# Material for the task
= = = = = = =

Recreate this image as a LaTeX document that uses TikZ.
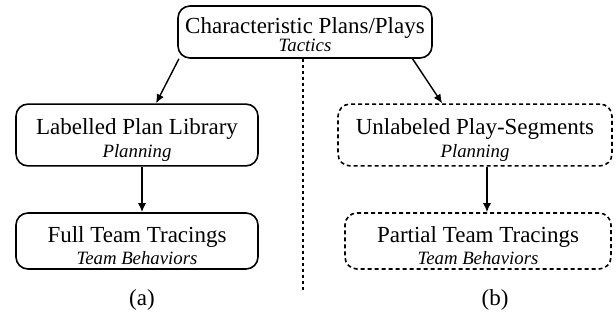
\documentclass[tikz,border=0pt]{standalone}
\usepackage{fontspec}
\setmainfont{Liberation Serif}
\usetikzlibrary{arrows.meta}
\newcommand{\sublabel}[1]{{\fontsize{9.4}{11}\selectfont\itshape #1}}
\newcommand{\pushdown}[1]{\rule{0pt}{#1}}
\tikzset{
  box/.style={rectangle,rounded corners=6pt,draw=black,line width=0.8pt,
              align=center,inner sep=2pt,font=\fontsize{11.5}{12}\selectfont},
  dbox/.style={box,dash pattern=on 2pt off 1.5pt},
  arr/.style={-{Latex[length=4.5pt,width=4pt]},line width=0.7pt},
  sepline/.style={line width=0.8pt,dash pattern=on 1.5pt off 1.5pt},
  subcap/.style={font=\fontsize{11.5}{12}\selectfont},
}
\begin{document}
\begin{tikzpicture}[x=0.5pt,y=-0.5pt]
  \useasboundingbox (0,0) rectangle (616,322);
  \node[box,minimum width=127pt,minimum height=26pt] (tac) at (305,32)
    {\pushdown{11pt}Characteristic Plans/Plays\\[-3pt]\sublabel{Tactics}};
  \node[box,minimum width=121pt,minimum height=30pt] (lib) at (137,135)
    {\pushdown{13.4pt}Labelled Plan Library\\[-0.5pt]\sublabel{Planning}};
  \node[box,minimum width=121pt,minimum height=28pt] (full) at (137,241)
    {\pushdown{12.9pt}Full Team Tracings\\[-1pt]\sublabel{Team Behaviors}};
  \node[dbox,minimum width=137pt,minimum height=30pt] (seg) at (475,135)
    {\pushdown{13.4pt}Unlabeled Play-Segments\\[-0.5pt]\sublabel{Planning}};
  \node[dbox,minimum width=133pt,minimum height=28pt] (part) at (478,241)
    {\pushdown{12.9pt}Partial Team Tracings\\[-1pt]\sublabel{Team Behaviors}};
  % separator between (a) and (b)
  \coordinate (sepend) at (303,290);
  \draw[sepline] ([xshift=-1pt]tac.south) -- (sepend);
  \draw[arr] (tac.192) -- (lib.59);
  \draw[arr] (tac.346) -- (seg.136);
  \draw[arr] ([xshift=2.5pt]lib.south) -- ([xshift=2.5pt]full.north);
  \draw[arr] ([xshift=6pt]seg.south) -- ([xshift=4.5pt]part.north);
  \node[subcap] (capa) at (142,300) {(a)};
  \node[subcap] (capb) at (495,300) {(b)};
\end{tikzpicture}
\end{document}
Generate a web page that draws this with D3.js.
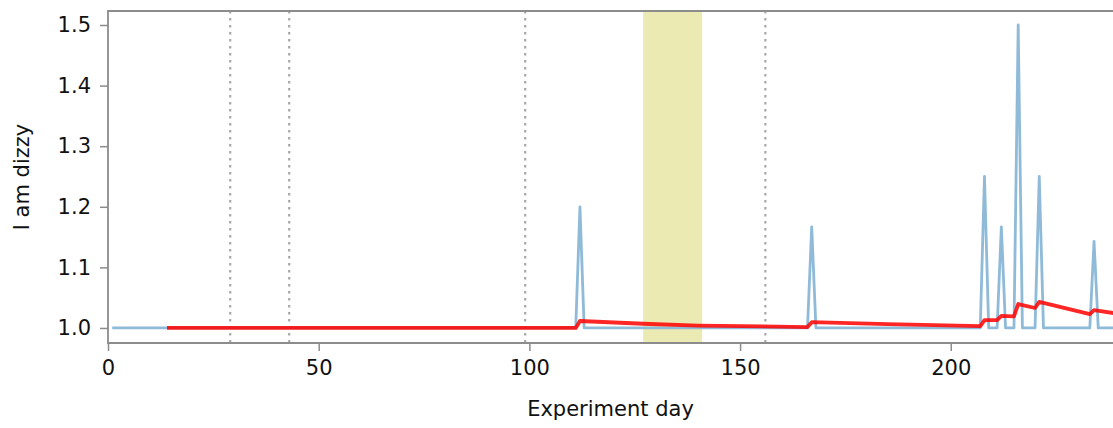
<!DOCTYPE html>
<html>
<head>
<meta charset="utf-8">
<script src="https://cdn.jsdelivr.net/npm/d3@7"></script>
<style>
  body { margin: 0; background: #fff; }
  svg { display: block; font-family: "DejaVu Sans", sans-serif; }
</style>
</head>
<body>
<svg id="chart" width="1113" height="428"></svg>
<script>
// raw daily score (blue) - vertices
const rawDays   = [1, 111, 112, 113, 166, 167, 168, 207, 208, 209, 211, 212, 213, 215, 216, 217, 220, 221, 222, 233, 234, 235, 242];
const rawValues = [1, 1, 1.2, 1, 1, 1.167, 1, 1, 1.25, 1, 1, 1.167, 1, 1, 1.5, 1, 1, 1.25, 1, 1, 1.143, 1, 1];

// smoothed score (red)
const smoothDays   = [14, 111, 112, 127, 140, 166, 167, 185, 207, 208, 211, 212, 215, 216, 220, 221, 233, 234, 242];
const smoothValues = [1, 1, 1.0115, 1.007, 1.004, 1.0015, 1.0095, 1.0062, 1.003, 1.013, 1.013, 1.02, 1.019, 1.0395, 1.033, 1.043, 1.023, 1.0295, 1.021];

const markerDays = [29, 43, 99, 156];
const bandDays = [127, 141];

const xTicks = [0, 50, 100, 150, 200];
const yTicks = [1.0, 1.1, 1.2, 1.3, 1.4, 1.5];

const svg = d3.select("#chart");
const margin = { top: 11, left: 108, bottom: 85 };
const height = 428;
const innerH = height - margin.top - margin.bottom;

const x = d3.scaleLinear().domain([0, 238.5]).range([margin.left, 1113]);
const y = d3.scaleLinear().domain([0.9752, 1.5231]).range([margin.top + innerH, margin.top]);

const axisColor = "#8c8c8c";

// shaded band
svg.append("rect")
    .attr("x", x(bandDays[0]))
    .attr("y", margin.top)
    .attr("width", x(bandDays[1]) - x(bandDays[0]))
    .attr("height", innerH)
    .attr("fill", "#eaeab2");

// dotted markers
svg.selectAll(".marker")
    .data(markerDays)
    .enter()
    .append("line")
    .attr("class", "marker")
    .attr("x1", d => x(d)).attr("x2", d => x(d))
    .attr("y1", margin.top).attr("y2", margin.top + innerH)
    .attr("stroke", "#a8a8a8")
    .attr("stroke-width", 2.2)
    .attr("stroke-dasharray", "2.5,4.5");

const line = d3.line().x(d => x(d[0])).y(d => y(d[1]));

svg.append("path")
    .datum(d3.zip(rawDays, rawValues))
    .attr("fill", "none")
    .attr("stroke", "#8fbbd9")
    .attr("stroke-width", 2.8)
    .attr("stroke-linejoin", "round")
    .attr("d", line);

svg.append("path")
    .datum(d3.zip(smoothDays, smoothValues))
    .attr("fill", "none")
    .attr("stroke", "#ff0000")
    .attr("stroke-opacity", 0.85)
    .attr("stroke-width", 3.8)
    .attr("stroke-linejoin", "round")
    .attr("d", line);

// axes
const xAxis = svg.append("g")
    .attr("transform", `translate(0,${margin.top + innerH})`)
    .call(d3.axisBottom(x).tickValues(xTicks).tickSize(8).tickPadding(9).tickFormat(d3.format("d")));

const yAxis = svg.append("g")
    .attr("transform", `translate(${margin.left},0)`)
    .call(d3.axisLeft(y).tickValues(yTicks).tickSize(8).tickPadding(9).tickFormat(d3.format(".1f")));

[xAxis, yAxis].forEach(g => {
    g.select(".domain").remove();
    g.selectAll(".tick line").attr("stroke", axisColor).attr("stroke-width", 1.5);
    g.selectAll(".tick text").attr("fill", "#111").style("font-size", "21px").style("font-family", "DejaVu Sans, sans-serif");
});

// frame (left, top, bottom)
svg.append("path")
    .attr("d", `M1113,${margin.top}H${margin.left}V${margin.top + innerH}H1113`)
    .attr("fill", "none")
    .attr("stroke", axisColor)
    .attr("stroke-width", 1.8);

svg.append("text")
    .attr("x", x(0) + (1113 - x(0)) / 2)
    .attr("y", 416)
    .attr("text-anchor", "middle")
    .attr("fill", "#111")
    .style("font-size", "21px")
    .text("Experiment day");

svg.append("text")
    .attr("transform", `translate(29,${margin.top + innerH / 2}) rotate(-90)`)
    .attr("text-anchor", "middle")
    .attr("fill", "#111")
    .style("font-size", "21px")
    .text("I am dizzy");
</script>
</body>
</html>
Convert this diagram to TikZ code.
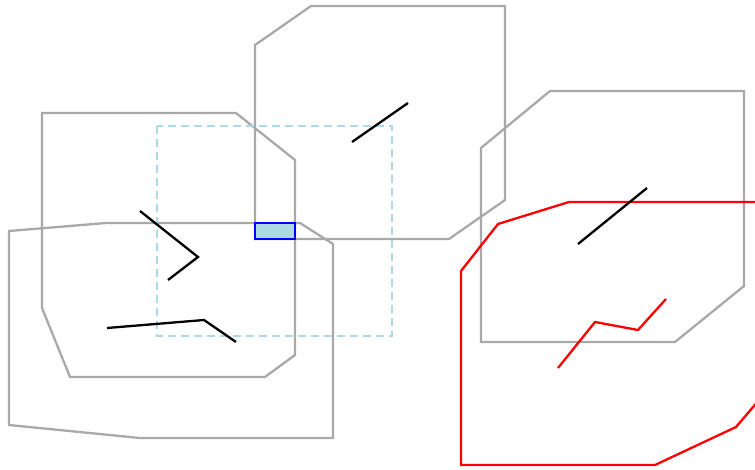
\documentclass[tikz,border=0pt]{standalone}
\usepackage{tikz}
\begin{document}
\begin{tikzpicture}[x=1pt,y=-1pt,
  region/.style={draw=regiongray, line width=2.3pt, line join=miter},
  hotregion/.style={draw=red, line width=2.3pt},
  trackline/.style={draw=black, line width=2.3pt},
  hottrack/.style={draw=red, line width=2.3pt},
  window/.style={draw=windowblue, line width=2.3pt, dash pattern=on 8pt off 5pt},
  overlap/.style={draw=blue, fill=windowblue, line width=2.3pt}]
\definecolor{regiongray}{RGB}{169,169,169}
\definecolor{windowblue}{RGB}{173,216,230}
\useasboundingbox (0,0) rectangle (755,469);
\clip (0,0) rectangle (755,469);

% grey regions
\draw[region] (255,45) -- (311,6) -- (505,6) -- (505,200) -- (449,239) -- (255,239) -- cycle;
\draw[region] (42,113) -- (236,113) -- (295,160) -- (295,355) -- (265,377) -- (70,377) -- (42,308) -- cycle;
\draw[region] (9,231) -- (106,223) -- (300,223) -- (333,244) -- (333,438) -- (140,438) -- (9,425) -- cycle;
\draw[region] (481,148) -- (550,91) -- (744,91) -- (744,286) -- (675,342) -- (481,342) -- cycle;

% search window
\draw[window] (157,126) rectangle (392,336);

% red region and track
\draw[hotregion] (461,271) -- (498,224) -- (569,202) -- (765,202) -- (765,393) -- (736,427) -- (655,465) -- (461,465) -- cycle;
\draw[hottrack] (558,368) -- (595,322) -- (638,330) -- (666,299);

% black tracks
\draw[trackline] (578,244) -- (647,188);
\draw[trackline] (352,142) -- (408,103);
\draw[trackline] (140,211) -- (198,257) -- (168,280);
\draw[trackline] (107,328) -- (204,320) -- (236,342);

% overlap cell
\draw[overlap] (255,223) rectangle (295,239);
\end{tikzpicture}
\end{document}
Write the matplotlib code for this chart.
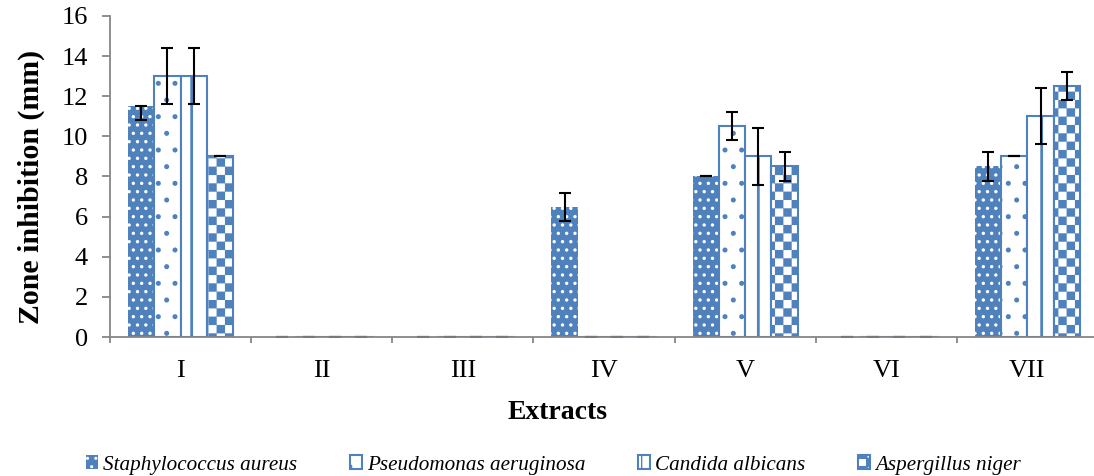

= = = = = = =

# The request
In the listing above, find the line containing "Generate a web" and the line containing "1.143, 1, 1];", then write out both of them and every line between, exactly, with no pictures.

# Response below
Generate a web page that draws this with D3.js.
<!DOCTYPE html>
<html>
<head>
<meta charset="utf-8">
<script src="https://cdn.jsdelivr.net/npm/d3@7"></script>
<style>
  body { margin: 0; background: #fff; }
  svg { display: block; font-family: "DejaVu Sans", sans-serif; }
</style>
</head>
<body>
<svg id="chart" width="1113" height="428"></svg>
<script>
// raw daily score (blue) - vertices
const rawDays   = [1, 111, 112, 113, 166, 167, 168, 207, 208, 209, 211, 212, 213, 215, 216, 217, 220, 221, 222, 233, 234, 235, 242];
const rawValues = [1, 1, 1.2, 1, 1, 1.167, 1, 1, 1.25, 1, 1, 1.167, 1, 1, 1.5, 1, 1, 1.25, 1, 1, 1.143, 1, 1];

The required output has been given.